Input rows:
------------------------------------

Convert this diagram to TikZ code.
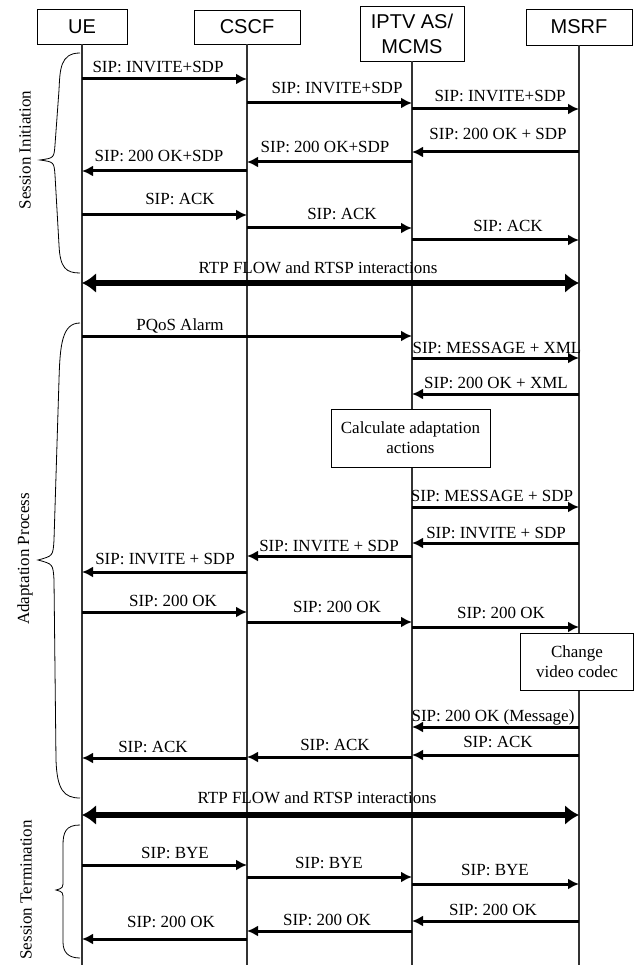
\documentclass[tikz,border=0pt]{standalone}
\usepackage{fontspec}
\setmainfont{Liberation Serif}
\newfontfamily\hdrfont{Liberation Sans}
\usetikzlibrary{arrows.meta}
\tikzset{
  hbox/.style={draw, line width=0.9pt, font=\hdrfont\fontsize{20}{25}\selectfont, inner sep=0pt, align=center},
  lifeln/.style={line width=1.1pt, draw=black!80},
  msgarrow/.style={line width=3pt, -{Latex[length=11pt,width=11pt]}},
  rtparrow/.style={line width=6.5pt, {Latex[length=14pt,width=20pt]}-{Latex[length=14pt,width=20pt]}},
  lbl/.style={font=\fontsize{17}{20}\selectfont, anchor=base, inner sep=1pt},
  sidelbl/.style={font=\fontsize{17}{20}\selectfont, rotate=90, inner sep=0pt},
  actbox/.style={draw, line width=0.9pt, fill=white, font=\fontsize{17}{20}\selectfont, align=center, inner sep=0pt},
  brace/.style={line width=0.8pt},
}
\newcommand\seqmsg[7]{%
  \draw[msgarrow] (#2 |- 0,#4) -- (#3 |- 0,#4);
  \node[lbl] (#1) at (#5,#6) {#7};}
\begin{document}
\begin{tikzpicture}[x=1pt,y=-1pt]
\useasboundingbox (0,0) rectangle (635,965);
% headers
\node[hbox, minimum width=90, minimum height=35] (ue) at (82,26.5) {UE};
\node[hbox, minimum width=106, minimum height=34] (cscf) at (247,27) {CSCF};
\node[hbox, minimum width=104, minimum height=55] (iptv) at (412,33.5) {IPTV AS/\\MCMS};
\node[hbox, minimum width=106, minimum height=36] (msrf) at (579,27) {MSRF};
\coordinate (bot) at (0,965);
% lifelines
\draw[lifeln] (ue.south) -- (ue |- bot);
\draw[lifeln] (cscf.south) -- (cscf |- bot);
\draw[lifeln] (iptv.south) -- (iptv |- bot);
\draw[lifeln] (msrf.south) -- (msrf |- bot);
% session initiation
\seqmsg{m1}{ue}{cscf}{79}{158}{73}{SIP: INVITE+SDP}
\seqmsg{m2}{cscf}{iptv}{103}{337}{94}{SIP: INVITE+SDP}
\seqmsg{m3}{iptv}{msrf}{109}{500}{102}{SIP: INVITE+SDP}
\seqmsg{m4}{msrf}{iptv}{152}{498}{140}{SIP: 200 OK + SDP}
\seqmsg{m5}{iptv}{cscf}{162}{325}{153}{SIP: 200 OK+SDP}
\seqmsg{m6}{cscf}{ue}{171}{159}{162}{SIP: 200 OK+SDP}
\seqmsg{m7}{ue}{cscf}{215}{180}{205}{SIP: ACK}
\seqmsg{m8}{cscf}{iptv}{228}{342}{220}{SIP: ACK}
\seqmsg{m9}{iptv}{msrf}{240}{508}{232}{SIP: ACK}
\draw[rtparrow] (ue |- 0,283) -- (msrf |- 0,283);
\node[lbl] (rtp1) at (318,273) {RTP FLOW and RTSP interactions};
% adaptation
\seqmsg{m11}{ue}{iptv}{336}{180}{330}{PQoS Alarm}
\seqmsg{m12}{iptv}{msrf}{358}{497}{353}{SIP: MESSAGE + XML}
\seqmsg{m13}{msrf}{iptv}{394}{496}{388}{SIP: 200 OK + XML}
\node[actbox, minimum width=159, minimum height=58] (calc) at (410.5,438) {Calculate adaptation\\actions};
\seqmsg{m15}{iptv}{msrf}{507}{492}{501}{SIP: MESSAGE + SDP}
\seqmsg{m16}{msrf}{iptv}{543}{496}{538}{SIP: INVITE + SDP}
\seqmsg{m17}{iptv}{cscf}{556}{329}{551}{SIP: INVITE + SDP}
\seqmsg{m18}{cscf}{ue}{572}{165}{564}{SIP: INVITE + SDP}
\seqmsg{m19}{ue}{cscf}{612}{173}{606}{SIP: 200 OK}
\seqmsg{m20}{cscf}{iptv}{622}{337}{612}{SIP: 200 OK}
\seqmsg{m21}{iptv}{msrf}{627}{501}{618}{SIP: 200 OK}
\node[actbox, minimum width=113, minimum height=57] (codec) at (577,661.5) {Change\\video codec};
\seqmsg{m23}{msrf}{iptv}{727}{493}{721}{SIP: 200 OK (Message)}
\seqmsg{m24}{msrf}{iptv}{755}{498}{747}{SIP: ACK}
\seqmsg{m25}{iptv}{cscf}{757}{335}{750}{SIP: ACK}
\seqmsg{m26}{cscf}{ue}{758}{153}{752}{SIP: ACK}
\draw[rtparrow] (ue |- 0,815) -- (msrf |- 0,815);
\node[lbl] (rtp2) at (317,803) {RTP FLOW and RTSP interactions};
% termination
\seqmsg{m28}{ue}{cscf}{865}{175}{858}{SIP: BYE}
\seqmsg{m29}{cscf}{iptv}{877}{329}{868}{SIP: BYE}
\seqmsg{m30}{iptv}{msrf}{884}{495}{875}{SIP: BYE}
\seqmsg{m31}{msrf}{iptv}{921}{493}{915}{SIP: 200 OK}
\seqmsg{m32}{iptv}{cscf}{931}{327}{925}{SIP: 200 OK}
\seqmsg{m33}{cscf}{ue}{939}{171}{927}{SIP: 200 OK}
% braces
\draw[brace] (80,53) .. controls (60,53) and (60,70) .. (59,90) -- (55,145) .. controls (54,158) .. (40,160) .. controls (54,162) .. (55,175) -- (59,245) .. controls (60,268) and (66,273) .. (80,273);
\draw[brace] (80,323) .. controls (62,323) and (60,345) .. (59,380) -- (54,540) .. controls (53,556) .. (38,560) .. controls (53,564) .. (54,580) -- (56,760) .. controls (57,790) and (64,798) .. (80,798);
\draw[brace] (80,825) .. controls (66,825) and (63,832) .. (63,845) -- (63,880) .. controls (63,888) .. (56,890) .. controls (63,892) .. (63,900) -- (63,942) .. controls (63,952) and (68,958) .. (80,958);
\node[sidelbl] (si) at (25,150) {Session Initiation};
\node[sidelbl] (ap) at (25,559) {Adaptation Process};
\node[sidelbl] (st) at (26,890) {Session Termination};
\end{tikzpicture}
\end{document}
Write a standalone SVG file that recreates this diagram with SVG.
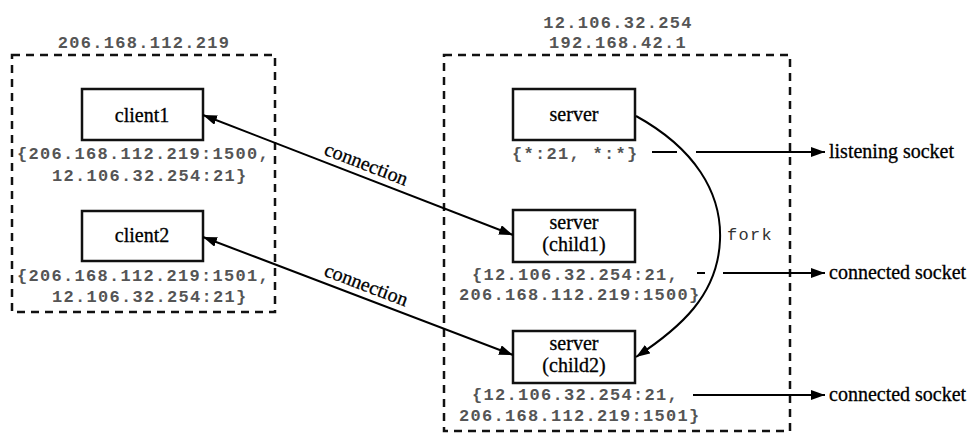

------------------------------------

Exercise brief:
Leave the pictures out, and print every line of the listing exactly as written.

Expected answer:
Convert this diagram to TikZ code.
\documentclass[tikz,border=0pt]{standalone}
\usepackage{fontspec}
\setmainfont{Liberation Serif}
\newfontfamily\hdrfont{Liberation Sans}
\usetikzlibrary{arrows.meta}
\tikzset{
  hbox/.style={draw, line width=0.9pt, font=\hdrfont\fontsize{20}{25}\selectfont, inner sep=0pt, align=center},
  lifeln/.style={line width=1.1pt, draw=black!80},
  msgarrow/.style={line width=3pt, -{Latex[length=11pt,width=11pt]}},
  rtparrow/.style={line width=6.5pt, {Latex[length=14pt,width=20pt]}-{Latex[length=14pt,width=20pt]}},
  lbl/.style={font=\fontsize{17}{20}\selectfont, anchor=base, inner sep=1pt},
  sidelbl/.style={font=\fontsize{17}{20}\selectfont, rotate=90, inner sep=0pt},
  actbox/.style={draw, line width=0.9pt, fill=white, font=\fontsize{17}{20}\selectfont, align=center, inner sep=0pt},
  brace/.style={line width=0.8pt},
}
\newcommand\seqmsg[7]{%
  \draw[msgarrow] (#2 |- 0,#4) -- (#3 |- 0,#4);
  \node[lbl] (#1) at (#5,#6) {#7};}
\begin{document}
\begin{tikzpicture}[x=1pt,y=-1pt]
\useasboundingbox (0,0) rectangle (635,965);
% headers
\node[hbox, minimum width=90, minimum height=35] (ue) at (82,26.5) {UE};
\node[hbox, minimum width=106, minimum height=34] (cscf) at (247,27) {CSCF};
\node[hbox, minimum width=104, minimum height=55] (iptv) at (412,33.5) {IPTV AS/\\MCMS};
\node[hbox, minimum width=106, minimum height=36] (msrf) at (579,27) {MSRF};
\coordinate (bot) at (0,965);
% lifelines
\draw[lifeln] (ue.south) -- (ue |- bot);
\draw[lifeln] (cscf.south) -- (cscf |- bot);
\draw[lifeln] (iptv.south) -- (iptv |- bot);
\draw[lifeln] (msrf.south) -- (msrf |- bot);
% session initiation
\seqmsg{m1}{ue}{cscf}{79}{158}{73}{SIP: INVITE+SDP}
\seqmsg{m2}{cscf}{iptv}{103}{337}{94}{SIP: INVITE+SDP}
\seqmsg{m3}{iptv}{msrf}{109}{500}{102}{SIP: INVITE+SDP}
\seqmsg{m4}{msrf}{iptv}{152}{498}{140}{SIP: 200 OK + SDP}
\seqmsg{m5}{iptv}{cscf}{162}{325}{153}{SIP: 200 OK+SDP}
\seqmsg{m6}{cscf}{ue}{171}{159}{162}{SIP: 200 OK+SDP}
\seqmsg{m7}{ue}{cscf}{215}{180}{205}{SIP: ACK}
\seqmsg{m8}{cscf}{iptv}{228}{342}{220}{SIP: ACK}
\seqmsg{m9}{iptv}{msrf}{240}{508}{232}{SIP: ACK}
\draw[rtparrow] (ue |- 0,283) -- (msrf |- 0,283);
\node[lbl] (rtp1) at (318,273) {RTP FLOW and RTSP interactions};
% adaptation
\seqmsg{m11}{ue}{iptv}{336}{180}{330}{PQoS Alarm}
\seqmsg{m12}{iptv}{msrf}{358}{497}{353}{SIP: MESSAGE + XML}
\seqmsg{m13}{msrf}{iptv}{394}{496}{388}{SIP: 200 OK + XML}
\node[actbox, minimum width=159, minimum height=58] (calc) at (410.5,438) {Calculate adaptation\\actions};
\seqmsg{m15}{iptv}{msrf}{507}{492}{501}{SIP: MESSAGE + SDP}
\seqmsg{m16}{msrf}{iptv}{543}{496}{538}{SIP: INVITE + SDP}
\seqmsg{m17}{iptv}{cscf}{556}{329}{551}{SIP: INVITE + SDP}
\seqmsg{m18}{cscf}{ue}{572}{165}{564}{SIP: INVITE + SDP}
\seqmsg{m19}{ue}{cscf}{612}{173}{606}{SIP: 200 OK}
\seqmsg{m20}{cscf}{iptv}{622}{337}{612}{SIP: 200 OK}
\seqmsg{m21}{iptv}{msrf}{627}{501}{618}{SIP: 200 OK}
\node[actbox, minimum width=113, minimum height=57] (codec) at (577,661.5) {Change\\video codec};
\seqmsg{m23}{msrf}{iptv}{727}{493}{721}{SIP: 200 OK (Message)}
\seqmsg{m24}{msrf}{iptv}{755}{498}{747}{SIP: ACK}
\seqmsg{m25}{iptv}{cscf}{757}{335}{750}{SIP: ACK}
\seqmsg{m26}{cscf}{ue}{758}{153}{752}{SIP: ACK}
\draw[rtparrow] (ue |- 0,815) -- (msrf |- 0,815);
\node[lbl] (rtp2) at (317,803) {RTP FLOW and RTSP interactions};
% termination
\seqmsg{m28}{ue}{cscf}{865}{175}{858}{SIP: BYE}
\seqmsg{m29}{cscf}{iptv}{877}{329}{868}{SIP: BYE}
\seqmsg{m30}{iptv}{msrf}{884}{495}{875}{SIP: BYE}
\seqmsg{m31}{msrf}{iptv}{921}{493}{915}{SIP: 200 OK}
\seqmsg{m32}{iptv}{cscf}{931}{327}{925}{SIP: 200 OK}
\seqmsg{m33}{cscf}{ue}{939}{171}{927}{SIP: 200 OK}
% braces
\draw[brace] (80,53) .. controls (60,53) and (60,70) .. (59,90) -- (55,145) .. controls (54,158) .. (40,160) .. controls (54,162) .. (55,175) -- (59,245) .. controls (60,268) and (66,273) .. (80,273);
\draw[brace] (80,323) .. controls (62,323) and (60,345) .. (59,380) -- (54,540) .. controls (53,556) .. (38,560) .. controls (53,564) .. (54,580) -- (56,760) .. controls (57,790) and (64,798) .. (80,798);
\draw[brace] (80,825) .. controls (66,825) and (63,832) .. (63,845) -- (63,880) .. controls (63,888) .. (56,890) .. controls (63,892) .. (63,900) -- (63,942) .. controls (63,952) and (68,958) .. (80,958);
\node[sidelbl] (si) at (25,150) {Session Initiation};
\node[sidelbl] (ap) at (25,559) {Adaptation Process};
\node[sidelbl] (st) at (26,890) {Session Termination};
\end{tikzpicture}
\end{document}
Write a standalone SVG file that recreates this diagram with SVG.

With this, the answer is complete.